§ **What you will do**:
Return every line of the records below verbatim, with no pictures in the copy.

§ **Data provided**:

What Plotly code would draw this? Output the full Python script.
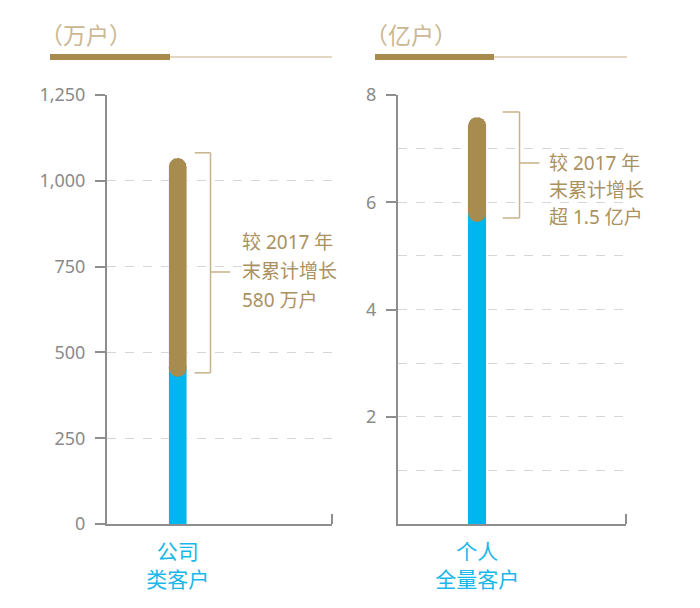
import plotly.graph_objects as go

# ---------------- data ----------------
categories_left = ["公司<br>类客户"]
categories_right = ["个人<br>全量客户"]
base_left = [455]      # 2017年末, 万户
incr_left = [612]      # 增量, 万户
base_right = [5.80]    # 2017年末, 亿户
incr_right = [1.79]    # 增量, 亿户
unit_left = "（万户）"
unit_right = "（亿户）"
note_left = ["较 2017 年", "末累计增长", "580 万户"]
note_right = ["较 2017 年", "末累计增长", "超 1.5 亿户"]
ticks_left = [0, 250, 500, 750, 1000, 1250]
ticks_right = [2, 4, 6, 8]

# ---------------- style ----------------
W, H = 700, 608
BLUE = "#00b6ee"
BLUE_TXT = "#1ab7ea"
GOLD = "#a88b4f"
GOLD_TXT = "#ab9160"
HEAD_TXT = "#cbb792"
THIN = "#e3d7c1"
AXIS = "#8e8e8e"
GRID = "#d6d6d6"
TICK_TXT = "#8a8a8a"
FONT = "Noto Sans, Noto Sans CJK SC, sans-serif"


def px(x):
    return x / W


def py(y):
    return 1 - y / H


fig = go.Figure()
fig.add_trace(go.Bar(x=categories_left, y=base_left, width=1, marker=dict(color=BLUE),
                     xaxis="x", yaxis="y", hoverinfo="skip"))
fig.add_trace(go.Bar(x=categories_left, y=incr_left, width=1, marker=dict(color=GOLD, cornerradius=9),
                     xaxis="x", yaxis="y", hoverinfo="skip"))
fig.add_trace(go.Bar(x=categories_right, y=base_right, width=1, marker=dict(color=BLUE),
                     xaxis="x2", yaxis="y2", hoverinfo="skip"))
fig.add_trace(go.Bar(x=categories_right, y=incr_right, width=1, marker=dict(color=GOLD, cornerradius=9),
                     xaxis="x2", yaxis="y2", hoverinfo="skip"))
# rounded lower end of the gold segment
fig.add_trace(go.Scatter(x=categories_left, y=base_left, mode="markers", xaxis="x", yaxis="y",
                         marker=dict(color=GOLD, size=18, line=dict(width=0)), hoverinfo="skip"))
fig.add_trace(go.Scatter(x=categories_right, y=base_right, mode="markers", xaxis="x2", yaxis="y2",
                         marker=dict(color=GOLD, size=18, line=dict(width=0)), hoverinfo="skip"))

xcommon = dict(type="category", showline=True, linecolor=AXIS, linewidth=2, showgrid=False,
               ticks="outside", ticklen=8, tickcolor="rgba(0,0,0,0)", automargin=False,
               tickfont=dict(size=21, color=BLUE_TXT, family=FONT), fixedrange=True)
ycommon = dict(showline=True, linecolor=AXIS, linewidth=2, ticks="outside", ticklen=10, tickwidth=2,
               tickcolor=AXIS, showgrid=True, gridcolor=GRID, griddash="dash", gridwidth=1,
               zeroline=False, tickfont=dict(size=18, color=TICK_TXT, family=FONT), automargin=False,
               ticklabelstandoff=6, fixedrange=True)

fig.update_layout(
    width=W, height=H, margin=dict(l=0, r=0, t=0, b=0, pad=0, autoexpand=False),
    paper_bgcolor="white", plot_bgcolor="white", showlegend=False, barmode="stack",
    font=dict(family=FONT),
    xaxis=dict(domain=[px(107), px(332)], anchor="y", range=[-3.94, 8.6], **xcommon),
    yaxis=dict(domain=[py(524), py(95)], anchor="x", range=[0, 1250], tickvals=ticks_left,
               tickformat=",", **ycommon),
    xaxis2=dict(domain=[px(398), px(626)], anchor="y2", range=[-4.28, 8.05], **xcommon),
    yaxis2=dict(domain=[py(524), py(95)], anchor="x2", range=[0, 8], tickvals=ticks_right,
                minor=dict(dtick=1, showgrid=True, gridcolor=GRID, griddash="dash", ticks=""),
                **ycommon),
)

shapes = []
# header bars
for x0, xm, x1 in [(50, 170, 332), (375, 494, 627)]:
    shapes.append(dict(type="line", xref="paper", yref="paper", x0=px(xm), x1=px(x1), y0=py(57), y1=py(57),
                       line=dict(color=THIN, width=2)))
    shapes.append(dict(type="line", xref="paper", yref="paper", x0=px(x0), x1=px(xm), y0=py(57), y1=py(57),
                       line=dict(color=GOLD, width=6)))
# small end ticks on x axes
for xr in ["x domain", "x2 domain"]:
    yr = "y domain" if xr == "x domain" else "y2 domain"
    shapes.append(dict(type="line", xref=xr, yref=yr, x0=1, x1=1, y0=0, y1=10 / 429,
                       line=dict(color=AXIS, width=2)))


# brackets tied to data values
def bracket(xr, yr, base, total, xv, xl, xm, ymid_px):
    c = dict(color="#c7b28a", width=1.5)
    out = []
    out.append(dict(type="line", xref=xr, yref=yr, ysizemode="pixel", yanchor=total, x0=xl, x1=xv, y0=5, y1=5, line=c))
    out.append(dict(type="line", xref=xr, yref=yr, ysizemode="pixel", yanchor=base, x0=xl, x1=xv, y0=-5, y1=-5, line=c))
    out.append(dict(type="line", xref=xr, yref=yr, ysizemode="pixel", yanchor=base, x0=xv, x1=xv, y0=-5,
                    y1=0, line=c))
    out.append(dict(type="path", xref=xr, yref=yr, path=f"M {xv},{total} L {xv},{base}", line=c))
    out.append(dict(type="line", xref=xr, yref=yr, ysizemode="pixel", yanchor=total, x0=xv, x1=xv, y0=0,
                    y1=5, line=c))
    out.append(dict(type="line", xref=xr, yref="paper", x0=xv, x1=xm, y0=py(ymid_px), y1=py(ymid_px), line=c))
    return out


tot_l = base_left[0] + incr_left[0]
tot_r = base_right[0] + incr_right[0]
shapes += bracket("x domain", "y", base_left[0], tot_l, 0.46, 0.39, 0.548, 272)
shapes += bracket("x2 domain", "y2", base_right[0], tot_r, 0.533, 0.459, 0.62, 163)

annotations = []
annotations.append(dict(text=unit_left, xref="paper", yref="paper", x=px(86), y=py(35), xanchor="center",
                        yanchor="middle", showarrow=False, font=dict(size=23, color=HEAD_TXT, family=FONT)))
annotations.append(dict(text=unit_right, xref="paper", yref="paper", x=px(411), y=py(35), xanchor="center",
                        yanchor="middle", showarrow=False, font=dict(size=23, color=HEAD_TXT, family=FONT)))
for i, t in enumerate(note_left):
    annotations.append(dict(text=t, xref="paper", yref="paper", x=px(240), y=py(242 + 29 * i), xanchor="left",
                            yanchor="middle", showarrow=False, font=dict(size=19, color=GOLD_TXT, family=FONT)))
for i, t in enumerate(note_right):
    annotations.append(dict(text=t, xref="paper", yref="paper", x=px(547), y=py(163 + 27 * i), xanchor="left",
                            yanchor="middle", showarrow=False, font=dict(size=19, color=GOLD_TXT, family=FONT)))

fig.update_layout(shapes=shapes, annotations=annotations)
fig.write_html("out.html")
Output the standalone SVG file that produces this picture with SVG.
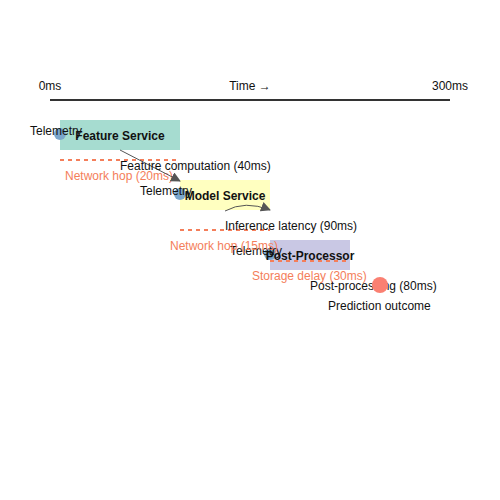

§ **In response**:
What Plotly code would draw this? Output the full Python script.
import plotly.graph_objects as go

# ---------------- data ----------------
categories_left = ["公司<br>类客户"]
categories_right = ["个人<br>全量客户"]
base_left = [455]      # 2017年末, 万户
incr_left = [612]      # 增量, 万户
base_right = [5.80]    # 2017年末, 亿户
incr_right = [1.79]    # 增量, 亿户
unit_left = "（万户）"
unit_right = "（亿户）"
note_left = ["较 2017 年", "末累计增长", "580 万户"]
note_right = ["较 2017 年", "末累计增长", "超 1.5 亿户"]
ticks_left = [0, 250, 500, 750, 1000, 1250]
ticks_right = [2, 4, 6, 8]

# ---------------- style ----------------
W, H = 700, 608
BLUE = "#00b6ee"
BLUE_TXT = "#1ab7ea"
GOLD = "#a88b4f"
GOLD_TXT = "#ab9160"
HEAD_TXT = "#cbb792"
THIN = "#e3d7c1"
AXIS = "#8e8e8e"
GRID = "#d6d6d6"
TICK_TXT = "#8a8a8a"
FONT = "Noto Sans, Noto Sans CJK SC, sans-serif"


def px(x):
    return x / W


def py(y):
    return 1 - y / H


fig = go.Figure()
fig.add_trace(go.Bar(x=categories_left, y=base_left, width=1, marker=dict(color=BLUE),
                     xaxis="x", yaxis="y", hoverinfo="skip"))
fig.add_trace(go.Bar(x=categories_left, y=incr_left, width=1, marker=dict(color=GOLD, cornerradius=9),
                     xaxis="x", yaxis="y", hoverinfo="skip"))
fig.add_trace(go.Bar(x=categories_right, y=base_right, width=1, marker=dict(color=BLUE),
                     xaxis="x2", yaxis="y2", hoverinfo="skip"))
fig.add_trace(go.Bar(x=categories_right, y=incr_right, width=1, marker=dict(color=GOLD, cornerradius=9),
                     xaxis="x2", yaxis="y2", hoverinfo="skip"))
# rounded lower end of the gold segment
fig.add_trace(go.Scatter(x=categories_left, y=base_left, mode="markers", xaxis="x", yaxis="y",
                         marker=dict(color=GOLD, size=18, line=dict(width=0)), hoverinfo="skip"))
fig.add_trace(go.Scatter(x=categories_right, y=base_right, mode="markers", xaxis="x2", yaxis="y2",
                         marker=dict(color=GOLD, size=18, line=dict(width=0)), hoverinfo="skip"))

xcommon = dict(type="category", showline=True, linecolor=AXIS, linewidth=2, showgrid=False,
               ticks="outside", ticklen=8, tickcolor="rgba(0,0,0,0)", automargin=False,
               tickfont=dict(size=21, color=BLUE_TXT, family=FONT), fixedrange=True)
ycommon = dict(showline=True, linecolor=AXIS, linewidth=2, ticks="outside", ticklen=10, tickwidth=2,
               tickcolor=AXIS, showgrid=True, gridcolor=GRID, griddash="dash", gridwidth=1,
               zeroline=False, tickfont=dict(size=18, color=TICK_TXT, family=FONT), automargin=False,
               ticklabelstandoff=6, fixedrange=True)

fig.update_layout(
    width=W, height=H, margin=dict(l=0, r=0, t=0, b=0, pad=0, autoexpand=False),
    paper_bgcolor="white", plot_bgcolor="white", showlegend=False, barmode="stack",
    font=dict(family=FONT),
    xaxis=dict(domain=[px(107), px(332)], anchor="y", range=[-3.94, 8.6], **xcommon),
    yaxis=dict(domain=[py(524), py(95)], anchor="x", range=[0, 1250], tickvals=ticks_left,
               tickformat=",", **ycommon),
    xaxis2=dict(domain=[px(398), px(626)], anchor="y2", range=[-4.28, 8.05], **xcommon),
    yaxis2=dict(domain=[py(524), py(95)], anchor="x2", range=[0, 8], tickvals=ticks_right,
                minor=dict(dtick=1, showgrid=True, gridcolor=GRID, griddash="dash", ticks=""),
                **ycommon),
)

shapes = []
# header bars
for x0, xm, x1 in [(50, 170, 332), (375, 494, 627)]:
    shapes.append(dict(type="line", xref="paper", yref="paper", x0=px(xm), x1=px(x1), y0=py(57), y1=py(57),
                       line=dict(color=THIN, width=2)))
    shapes.append(dict(type="line", xref="paper", yref="paper", x0=px(x0), x1=px(xm), y0=py(57), y1=py(57),
                       line=dict(color=GOLD, width=6)))
# small end ticks on x axes
for xr in ["x domain", "x2 domain"]:
    yr = "y domain" if xr == "x domain" else "y2 domain"
    shapes.append(dict(type="line", xref=xr, yref=yr, x0=1, x1=1, y0=0, y1=10 / 429,
                       line=dict(color=AXIS, width=2)))


# brackets tied to data values
def bracket(xr, yr, base, total, xv, xl, xm, ymid_px):
    c = dict(color="#c7b28a", width=1.5)
    out = []
    out.append(dict(type="line", xref=xr, yref=yr, ysizemode="pixel", yanchor=total, x0=xl, x1=xv, y0=5, y1=5, line=c))
    out.append(dict(type="line", xref=xr, yref=yr, ysizemode="pixel", yanchor=base, x0=xl, x1=xv, y0=-5, y1=-5, line=c))
    out.append(dict(type="line", xref=xr, yref=yr, ysizemode="pixel", yanchor=base, x0=xv, x1=xv, y0=-5,
                    y1=0, line=c))
    out.append(dict(type="path", xref=xr, yref=yr, path=f"M {xv},{total} L {xv},{base}", line=c))
    out.append(dict(type="line", xref=xr, yref=yr, ysizemode="pixel", yanchor=total, x0=xv, x1=xv, y0=0,
                    y1=5, line=c))
    out.append(dict(type="line", xref=xr, yref="paper", x0=xv, x1=xm, y0=py(ymid_px), y1=py(ymid_px), line=c))
    return out


tot_l = base_left[0] + incr_left[0]
tot_r = base_right[0] + incr_right[0]
shapes += bracket("x domain", "y", base_left[0], tot_l, 0.46, 0.39, 0.548, 272)
shapes += bracket("x2 domain", "y2", base_right[0], tot_r, 0.533, 0.459, 0.62, 163)

annotations = []
annotations.append(dict(text=unit_left, xref="paper", yref="paper", x=px(86), y=py(35), xanchor="center",
                        yanchor="middle", showarrow=False, font=dict(size=23, color=HEAD_TXT, family=FONT)))
annotations.append(dict(text=unit_right, xref="paper", yref="paper", x=px(411), y=py(35), xanchor="center",
                        yanchor="middle", showarrow=False, font=dict(size=23, color=HEAD_TXT, family=FONT)))
for i, t in enumerate(note_left):
    annotations.append(dict(text=t, xref="paper", yref="paper", x=px(240), y=py(242 + 29 * i), xanchor="left",
                            yanchor="middle", showarrow=False, font=dict(size=19, color=GOLD_TXT, family=FONT)))
for i, t in enumerate(note_right):
    annotations.append(dict(text=t, xref="paper", yref="paper", x=px(547), y=py(163 + 27 * i), xanchor="left",
                            yanchor="middle", showarrow=False, font=dict(size=19, color=GOLD_TXT, family=FONT)))

fig.update_layout(shapes=shapes, annotations=annotations)
fig.write_html("out.html")
Output the standalone SVG file that produces this picture with SVG.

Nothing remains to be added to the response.